L'ambiance est vintage à souhait, mais aussi moderne car les guitares savent se faire entendre et les morceaux tel
Aquarama,
Summer's Gone,
Hit The Wave,
Vietnam ou
Africa démontrent la belle érudition musicale dont font preuve Dario au chant et à la guitare, Guglielmo à la batterie, Giacomo à la guitare et aux claviers et Léonardo à la basse. Le set d'une heure fait l'unanimité et c'est avec beaucoup de plaisir que nous irons jeter une oreille sur les albums de nos charmants milanais, le dernier en date étant
Telescop sorti en 2019 et plus récemment le dernier single
In Orbita qui semble annoncer un troisième opus. Que la pop italienne est belle (et ce ne sont pas mes 50% de gènes italiens qui parlent ici, seulement mes oreilles objectives de mélomane) et Aquarama en sont de parfaits représentants.

Mais dites-moi, que font ces nuages sombres et lourds dans notre ciel ? Oseraient-ils venir menacer notre dernière prestation du week-end ? Il semblerait que notre patronne des cartes météo ait pris une pause café car elle semble avoir laissé échapper ses sbires qui viennent alors se planter au-dessus de nos têtes. C'est ainsi que la pluie commence à tomber au premier son de
DJ Moule, qui fait depuis de nombreuses années la joie des teuffeurs partout en France et surtout dans le monde. En toute modestie, nous reconnaissons notre statut de total néophyte s'agissant de ce petit monde, et ce ne sont pas les DJ superstars aux coupes de cheveux gominés remplissant des stades et au cachet digne d'un champion du monde de football qui nous font réellement rêver.

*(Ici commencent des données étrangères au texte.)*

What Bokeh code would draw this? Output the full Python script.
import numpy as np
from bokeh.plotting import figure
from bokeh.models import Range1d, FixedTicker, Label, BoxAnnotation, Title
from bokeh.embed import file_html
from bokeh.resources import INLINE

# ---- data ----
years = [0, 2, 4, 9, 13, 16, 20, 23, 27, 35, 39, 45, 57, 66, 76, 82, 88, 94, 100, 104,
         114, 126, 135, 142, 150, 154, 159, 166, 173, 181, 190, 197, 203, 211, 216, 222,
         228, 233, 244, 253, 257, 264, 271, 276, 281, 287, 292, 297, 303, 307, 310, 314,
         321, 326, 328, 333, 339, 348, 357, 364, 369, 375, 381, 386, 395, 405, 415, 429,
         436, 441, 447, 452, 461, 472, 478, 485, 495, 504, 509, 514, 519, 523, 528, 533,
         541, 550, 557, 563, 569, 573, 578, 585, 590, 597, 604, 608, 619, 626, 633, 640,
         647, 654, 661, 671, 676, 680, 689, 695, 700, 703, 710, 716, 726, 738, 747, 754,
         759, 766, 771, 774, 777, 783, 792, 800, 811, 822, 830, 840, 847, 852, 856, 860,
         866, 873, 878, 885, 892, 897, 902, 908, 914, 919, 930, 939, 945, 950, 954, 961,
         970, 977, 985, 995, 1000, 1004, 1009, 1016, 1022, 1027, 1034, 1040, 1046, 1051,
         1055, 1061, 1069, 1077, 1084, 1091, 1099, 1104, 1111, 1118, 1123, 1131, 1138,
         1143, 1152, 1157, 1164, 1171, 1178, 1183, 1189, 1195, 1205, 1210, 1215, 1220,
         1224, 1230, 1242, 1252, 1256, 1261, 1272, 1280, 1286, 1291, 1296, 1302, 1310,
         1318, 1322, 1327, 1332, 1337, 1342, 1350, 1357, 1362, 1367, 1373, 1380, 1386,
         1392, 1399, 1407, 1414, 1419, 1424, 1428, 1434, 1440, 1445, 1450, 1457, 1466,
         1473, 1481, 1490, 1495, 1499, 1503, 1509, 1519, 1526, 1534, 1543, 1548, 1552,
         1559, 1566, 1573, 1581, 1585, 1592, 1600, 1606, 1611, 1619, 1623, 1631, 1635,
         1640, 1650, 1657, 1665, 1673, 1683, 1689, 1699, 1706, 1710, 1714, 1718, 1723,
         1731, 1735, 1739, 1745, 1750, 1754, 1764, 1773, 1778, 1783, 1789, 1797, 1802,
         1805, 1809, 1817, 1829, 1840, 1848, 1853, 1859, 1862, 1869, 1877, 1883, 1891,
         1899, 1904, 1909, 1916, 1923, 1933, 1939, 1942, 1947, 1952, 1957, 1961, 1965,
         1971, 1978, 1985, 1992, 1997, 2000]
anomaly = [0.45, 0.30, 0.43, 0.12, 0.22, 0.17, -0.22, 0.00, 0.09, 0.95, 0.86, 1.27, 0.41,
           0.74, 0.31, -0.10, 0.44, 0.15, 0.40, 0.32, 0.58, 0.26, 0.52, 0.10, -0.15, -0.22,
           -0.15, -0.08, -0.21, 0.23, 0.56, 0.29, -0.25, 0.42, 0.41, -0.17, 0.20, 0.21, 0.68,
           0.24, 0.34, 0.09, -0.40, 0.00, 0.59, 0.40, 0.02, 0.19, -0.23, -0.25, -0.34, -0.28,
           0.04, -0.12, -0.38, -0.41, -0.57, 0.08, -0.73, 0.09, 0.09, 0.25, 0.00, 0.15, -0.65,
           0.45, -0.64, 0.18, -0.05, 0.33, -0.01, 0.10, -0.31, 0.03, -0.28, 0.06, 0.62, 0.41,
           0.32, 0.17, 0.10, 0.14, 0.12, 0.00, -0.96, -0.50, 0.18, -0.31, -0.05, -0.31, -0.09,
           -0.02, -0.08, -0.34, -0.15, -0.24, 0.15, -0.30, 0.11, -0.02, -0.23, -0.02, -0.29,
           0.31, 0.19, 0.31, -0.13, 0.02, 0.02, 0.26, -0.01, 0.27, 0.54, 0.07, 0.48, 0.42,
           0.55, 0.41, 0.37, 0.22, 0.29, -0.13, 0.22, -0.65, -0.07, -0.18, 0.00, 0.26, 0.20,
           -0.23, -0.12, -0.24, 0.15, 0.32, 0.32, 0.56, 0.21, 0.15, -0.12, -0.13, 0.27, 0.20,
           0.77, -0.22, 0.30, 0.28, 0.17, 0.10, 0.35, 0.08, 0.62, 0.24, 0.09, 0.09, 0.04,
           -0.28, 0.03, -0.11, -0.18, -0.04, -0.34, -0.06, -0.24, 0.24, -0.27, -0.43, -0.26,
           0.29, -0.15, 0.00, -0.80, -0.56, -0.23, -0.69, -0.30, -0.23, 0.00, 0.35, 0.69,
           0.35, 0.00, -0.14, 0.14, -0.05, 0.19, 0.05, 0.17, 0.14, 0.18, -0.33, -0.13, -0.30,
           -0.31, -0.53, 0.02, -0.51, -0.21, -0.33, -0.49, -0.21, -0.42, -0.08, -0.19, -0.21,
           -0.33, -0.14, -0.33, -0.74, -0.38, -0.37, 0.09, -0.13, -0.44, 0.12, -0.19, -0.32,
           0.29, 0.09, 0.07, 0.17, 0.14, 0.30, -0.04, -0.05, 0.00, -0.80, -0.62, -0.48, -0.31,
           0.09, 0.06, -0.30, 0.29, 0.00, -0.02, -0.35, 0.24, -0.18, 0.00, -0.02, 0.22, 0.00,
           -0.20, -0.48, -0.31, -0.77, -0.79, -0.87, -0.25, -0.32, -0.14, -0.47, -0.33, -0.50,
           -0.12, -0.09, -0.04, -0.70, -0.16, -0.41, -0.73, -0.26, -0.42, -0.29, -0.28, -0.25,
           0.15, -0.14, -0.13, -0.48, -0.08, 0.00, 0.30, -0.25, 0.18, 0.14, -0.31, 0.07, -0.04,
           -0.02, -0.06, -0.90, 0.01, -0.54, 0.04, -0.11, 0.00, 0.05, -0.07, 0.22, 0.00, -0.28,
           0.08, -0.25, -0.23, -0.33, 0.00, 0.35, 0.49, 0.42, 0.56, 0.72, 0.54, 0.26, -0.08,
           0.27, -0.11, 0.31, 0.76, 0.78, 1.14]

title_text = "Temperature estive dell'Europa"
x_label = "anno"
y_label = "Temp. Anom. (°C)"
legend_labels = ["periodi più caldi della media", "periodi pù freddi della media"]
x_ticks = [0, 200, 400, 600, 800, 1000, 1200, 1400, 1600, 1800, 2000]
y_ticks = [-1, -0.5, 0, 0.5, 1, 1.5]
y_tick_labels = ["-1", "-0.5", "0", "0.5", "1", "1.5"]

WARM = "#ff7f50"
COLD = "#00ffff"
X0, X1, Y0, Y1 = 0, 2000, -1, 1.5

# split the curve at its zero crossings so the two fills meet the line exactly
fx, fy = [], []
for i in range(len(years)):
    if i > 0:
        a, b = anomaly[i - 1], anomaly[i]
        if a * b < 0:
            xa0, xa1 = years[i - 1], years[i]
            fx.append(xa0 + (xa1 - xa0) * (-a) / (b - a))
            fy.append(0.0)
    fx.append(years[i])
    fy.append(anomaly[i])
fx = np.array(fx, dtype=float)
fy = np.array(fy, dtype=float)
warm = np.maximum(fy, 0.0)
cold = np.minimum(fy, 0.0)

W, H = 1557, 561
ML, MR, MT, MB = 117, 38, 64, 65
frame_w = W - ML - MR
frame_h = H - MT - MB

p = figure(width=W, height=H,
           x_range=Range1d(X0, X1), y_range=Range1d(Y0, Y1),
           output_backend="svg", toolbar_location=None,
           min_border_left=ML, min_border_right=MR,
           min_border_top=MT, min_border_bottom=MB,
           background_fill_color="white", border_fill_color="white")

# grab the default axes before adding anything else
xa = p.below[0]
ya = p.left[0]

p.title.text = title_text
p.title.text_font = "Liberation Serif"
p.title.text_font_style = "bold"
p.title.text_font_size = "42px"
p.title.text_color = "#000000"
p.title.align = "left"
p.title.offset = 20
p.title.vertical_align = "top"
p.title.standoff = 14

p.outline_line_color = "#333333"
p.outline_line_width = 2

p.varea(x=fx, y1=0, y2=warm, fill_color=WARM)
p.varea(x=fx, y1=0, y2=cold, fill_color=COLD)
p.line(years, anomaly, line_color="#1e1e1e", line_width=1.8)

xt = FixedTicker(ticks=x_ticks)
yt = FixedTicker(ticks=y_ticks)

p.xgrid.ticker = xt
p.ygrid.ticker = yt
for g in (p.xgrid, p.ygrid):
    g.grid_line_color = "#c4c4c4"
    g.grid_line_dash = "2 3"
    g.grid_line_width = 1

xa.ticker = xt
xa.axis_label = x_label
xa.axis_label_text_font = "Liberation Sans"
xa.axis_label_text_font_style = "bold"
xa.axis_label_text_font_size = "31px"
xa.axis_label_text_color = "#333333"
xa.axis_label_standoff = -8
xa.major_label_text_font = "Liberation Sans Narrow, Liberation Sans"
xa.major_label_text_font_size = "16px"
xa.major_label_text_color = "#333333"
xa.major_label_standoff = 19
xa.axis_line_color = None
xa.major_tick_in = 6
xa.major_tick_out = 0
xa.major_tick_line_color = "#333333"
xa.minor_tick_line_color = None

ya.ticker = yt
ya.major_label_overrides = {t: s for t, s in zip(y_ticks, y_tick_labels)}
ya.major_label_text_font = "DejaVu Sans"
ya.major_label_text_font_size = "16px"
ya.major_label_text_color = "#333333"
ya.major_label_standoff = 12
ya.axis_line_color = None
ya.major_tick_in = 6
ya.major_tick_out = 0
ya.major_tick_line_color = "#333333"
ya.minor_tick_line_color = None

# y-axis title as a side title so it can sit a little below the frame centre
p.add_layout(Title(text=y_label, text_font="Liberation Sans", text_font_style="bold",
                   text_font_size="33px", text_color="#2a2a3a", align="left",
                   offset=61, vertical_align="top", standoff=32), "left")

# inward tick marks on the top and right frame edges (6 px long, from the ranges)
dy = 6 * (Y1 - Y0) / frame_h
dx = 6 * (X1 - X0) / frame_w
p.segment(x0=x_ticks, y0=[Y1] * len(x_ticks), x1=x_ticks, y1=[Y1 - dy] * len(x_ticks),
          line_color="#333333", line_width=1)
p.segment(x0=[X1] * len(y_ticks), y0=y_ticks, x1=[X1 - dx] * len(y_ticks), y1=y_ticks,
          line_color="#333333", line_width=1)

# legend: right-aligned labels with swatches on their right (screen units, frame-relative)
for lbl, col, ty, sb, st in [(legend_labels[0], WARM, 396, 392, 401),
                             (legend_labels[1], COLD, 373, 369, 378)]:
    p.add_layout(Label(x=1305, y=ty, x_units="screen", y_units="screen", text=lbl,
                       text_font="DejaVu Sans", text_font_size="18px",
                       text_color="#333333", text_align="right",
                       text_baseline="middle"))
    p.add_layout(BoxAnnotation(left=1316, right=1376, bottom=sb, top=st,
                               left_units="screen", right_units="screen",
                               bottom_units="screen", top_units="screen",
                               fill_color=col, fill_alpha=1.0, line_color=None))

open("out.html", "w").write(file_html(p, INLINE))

Ici, DJ Moule rend le moment accessible et festif en nous proposant des mixes à base de classiques tels Daft Punk, Michael Jackson, INXS, Depeche Mode (le point de charisme grimpe très haut) ou AC/DC... Il n'en fallait pas plus pour faire sortir de dessous les chapiteaux les derniers courageux au moment où les averses débutent. On se retrouve donc parmi un joli défilé de cirés et de K-Way qui ondulent de tous leur corps face à un DJ Moule souriant qui semble apprécier de clôturer ce festival tellement atypique.
C'est donc sur les coups de 20h que le Very Good Trip tire sa révérence, au moment où des trombes d'eau se déversent sur le château de Bellocq, et les plus cartésiens d'entre nous commencent à penser que peut être le karma aura eu son petit rôle à jouer durant ces trois journées qui nous ont offert une incroyable sélection indie-rock dans un cadre idyllique et surtout dans une ambiance amicale et familiale, où la priorité est l'accueil réservé tant au public qu'aux musiciens, le tout à taille humaine.

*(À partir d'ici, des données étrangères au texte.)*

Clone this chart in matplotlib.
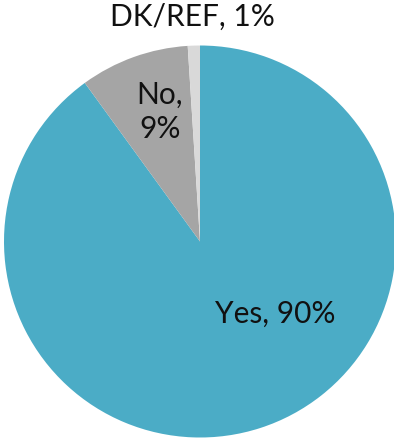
import matplotlib
matplotlib.use("Agg")
import matplotlib.pyplot as plt

categories = ["Yes", "No", "DK/REF"]
values = [90, 9, 1]
colors = ["#4BACC6", "#A5A5A5", "#D9D9D9"]

W, H = 394, 438
fig = plt.figure(figsize=(W / 100, H / 100), dpi=100)
cx, cy, r = 200, 241.5, 196
ax = fig.add_axes([(cx - r) / W, (H - cy - r) / H, 2 * r / W, 2 * r / H])
ax.pie(values, colors=colors, startangle=90, counterclock=False, radius=1,
       wedgeprops=dict(linewidth=0))
ax.set_xlim(-1, 1)
ax.set_ylim(-1, 1)
ax.set_aspect("equal")
ax.axis("off")

def px2data(px, py):
    return (px - cx) / r, (cy - py) / r

labels = [f"{categories[0]}, {values[0]}%",
          f"{categories[1]},\n{values[1]}%",
          f"{categories[2]}, {values[2]}%"]
positions = [(275, 314), (160, 112), (192, 17)]
for lab, (px, py) in zip(labels, positions):
    x, y = px2data(px, py)
    ax.text(x, y, lab, ha="center", va="center", fontsize=21.5,
            family="Lato", color="#111111",
            linespacing=1.25, clip_on=False)

fig.savefig("out.png", dpi=100)
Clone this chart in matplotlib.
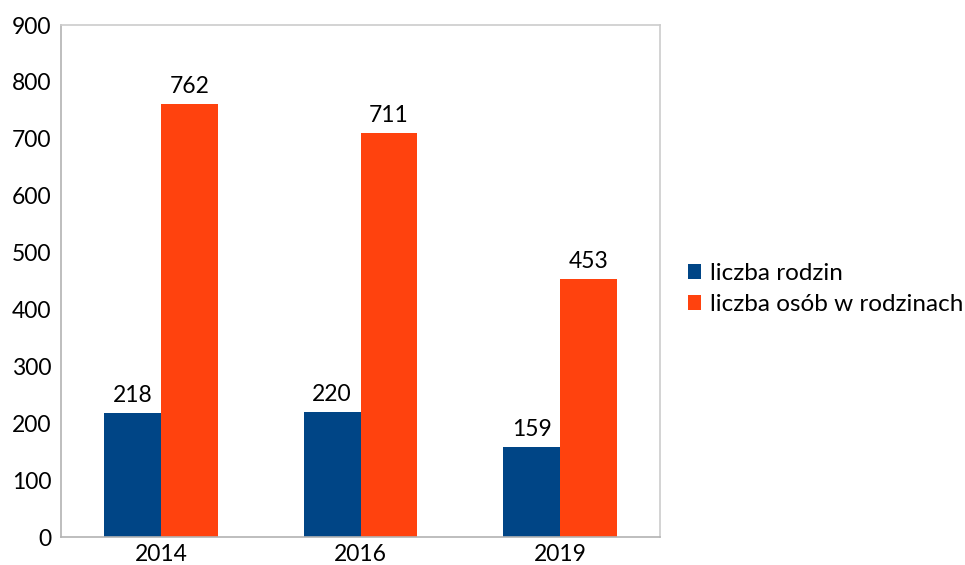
import matplotlib
matplotlib.use("Agg")
import matplotlib.pyplot as plt
import numpy as np

years = ["2014", "2016", "2019"]
rodziny = [218, 220, 159]
osoby = [762, 711, 453]
series_names = ["liczba rodzin", "liczba osób w rodzinach"]
colors = ["#004586", "#ff420e"]

plt.rcParams['font.family'] = ['Lato', 'DejaVu Sans']

fig = plt.figure(figsize=(9.65, 5.65), dpi=100)
ax = fig.add_axes([61/965, 1 - 537/565, (660-61)/965, (537-25)/565])

x = np.arange(len(years))
w = 0.285
b1 = ax.bar(x - w/2, rodziny, w, color=colors[0], label=series_names[0])
b2 = ax.bar(x + w/2, osoby, w, color=colors[1], label=series_names[1])

for bars, vals in ((b1, rodziny), (b2, osoby)):
    for r, v in zip(bars, vals):
        ax.annotate(str(v), (r.get_x() + r.get_width()/2, v), xytext=(0, 5),
                    textcoords="offset points", ha="center", va="bottom", fontsize=16.5)

ax.set_xlim(-0.5, 2.5)
ax.set_ylim(0, 900)
ax.set_yticks(range(0, 901, 100))
ax.set_xticks(x)
ax.set_xticklabels(years)
ax.tick_params(axis='both', length=0, labelsize=16.5)
ax.tick_params(axis='y', pad=7)
ax.tick_params(axis='x', pad=5)
for s in ax.spines.values():
    s.set_color("#cccccc")
    s.set_linewidth(1.2)
ax.spines['left'].set_color("#b3b3b3")
ax.spines['bottom'].set_color("#b3b3b3")

fig.legend(handles=[b1, b2], loc="upper left", bbox_to_anchor=(688/965, 1 - 263/565),
           frameon=False, fontsize=17.5, handlelength=0.55, handleheight=0.55,
           handletextpad=0.35, labelspacing=0.42, borderaxespad=0, borderpad=0)

fig.savefig("out.png", dpi=100)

Dans ce déluge de raouts musicaux montés de toute pièce par les géants de l'entertainment, qui nous ont délibérément dépouillés des affiches rock faisant toujours la part belle aux festivals, on retrouve quelques irréductibles qui luttent contre la mainstreamisation (oui, nous ne craignons pas le barbarisme) et se mettent littéralement en quatre pour continuer d'offrir une vitrine aux musiques alternatives de tous bords, avec leurs petits moyens.
Un mot de remerciement à tous les bénévoles et adhérents de l'association qui ont encore permis à cette incroyable aventure d'avoir lieu, aux artistes qui ont embrassé le principe de cette initiative DIY, au taulier Mathieu et son époustouflante rage de vivre ainsi qu'aux festivaliers, qui ont su faire le choix éclairé du rock en ce week-end béarnais de rêve. Le retour à Paris se fait avec le sourire aux lèvres et le rendez-vous est déjà pris pour la troisième édition du Very Good Trip Festival.